__Exercise description__.
Reproduce exactly and only the lines running from the one with "Generate a Python" through the one with "from matplotlib.patches import Rectangle", both end lines included.

__Extracted records__.
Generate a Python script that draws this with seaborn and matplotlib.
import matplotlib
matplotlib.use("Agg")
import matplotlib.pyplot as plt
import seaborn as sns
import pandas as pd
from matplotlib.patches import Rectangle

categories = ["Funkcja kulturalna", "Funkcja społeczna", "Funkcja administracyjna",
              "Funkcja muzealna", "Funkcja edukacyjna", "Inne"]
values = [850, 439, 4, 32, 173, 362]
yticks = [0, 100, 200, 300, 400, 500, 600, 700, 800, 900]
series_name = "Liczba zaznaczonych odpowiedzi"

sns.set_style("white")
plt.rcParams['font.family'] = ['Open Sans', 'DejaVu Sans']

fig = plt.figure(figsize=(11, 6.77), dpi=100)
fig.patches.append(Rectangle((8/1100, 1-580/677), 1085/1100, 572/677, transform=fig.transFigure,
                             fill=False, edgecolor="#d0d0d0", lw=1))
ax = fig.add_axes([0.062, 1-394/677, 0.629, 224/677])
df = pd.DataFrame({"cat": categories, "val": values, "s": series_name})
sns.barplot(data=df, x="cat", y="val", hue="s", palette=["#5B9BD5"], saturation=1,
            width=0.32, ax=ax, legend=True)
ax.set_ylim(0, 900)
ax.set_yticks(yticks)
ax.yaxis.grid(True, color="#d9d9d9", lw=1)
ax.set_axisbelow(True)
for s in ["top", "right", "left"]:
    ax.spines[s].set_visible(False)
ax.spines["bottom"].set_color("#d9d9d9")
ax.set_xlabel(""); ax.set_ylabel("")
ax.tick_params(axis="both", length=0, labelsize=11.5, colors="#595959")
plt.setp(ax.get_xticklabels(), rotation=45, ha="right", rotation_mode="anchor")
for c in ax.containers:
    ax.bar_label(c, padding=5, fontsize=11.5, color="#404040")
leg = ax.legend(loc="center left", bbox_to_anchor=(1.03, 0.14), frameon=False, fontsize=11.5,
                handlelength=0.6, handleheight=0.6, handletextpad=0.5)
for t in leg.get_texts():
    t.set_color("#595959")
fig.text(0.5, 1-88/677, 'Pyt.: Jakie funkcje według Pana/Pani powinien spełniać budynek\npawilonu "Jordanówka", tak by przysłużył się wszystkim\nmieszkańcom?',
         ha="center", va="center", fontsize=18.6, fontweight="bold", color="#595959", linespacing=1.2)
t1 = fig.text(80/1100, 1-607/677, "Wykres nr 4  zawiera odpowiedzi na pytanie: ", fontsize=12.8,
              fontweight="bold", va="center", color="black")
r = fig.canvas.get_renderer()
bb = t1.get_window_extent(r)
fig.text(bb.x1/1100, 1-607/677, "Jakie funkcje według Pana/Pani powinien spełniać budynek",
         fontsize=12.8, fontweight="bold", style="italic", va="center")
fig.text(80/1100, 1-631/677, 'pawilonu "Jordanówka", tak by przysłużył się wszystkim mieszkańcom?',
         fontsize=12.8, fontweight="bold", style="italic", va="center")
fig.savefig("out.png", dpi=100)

--

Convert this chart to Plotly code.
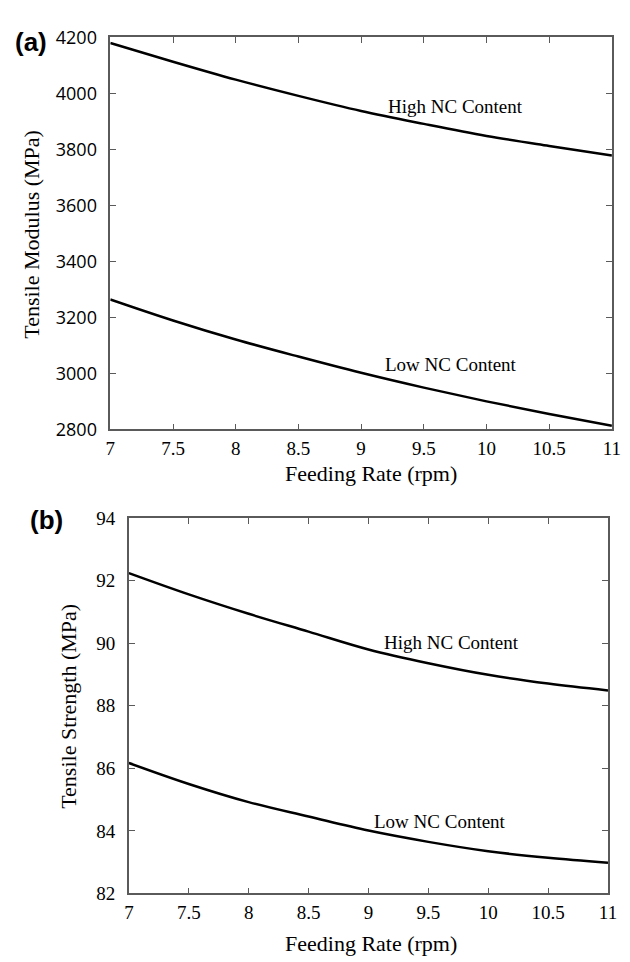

__Response to this exercise__.
Generate a Python script that draws this with seaborn and matplotlib.
import matplotlib
matplotlib.use("Agg")
import matplotlib.pyplot as plt
import seaborn as sns
import pandas as pd
from matplotlib.patches import Rectangle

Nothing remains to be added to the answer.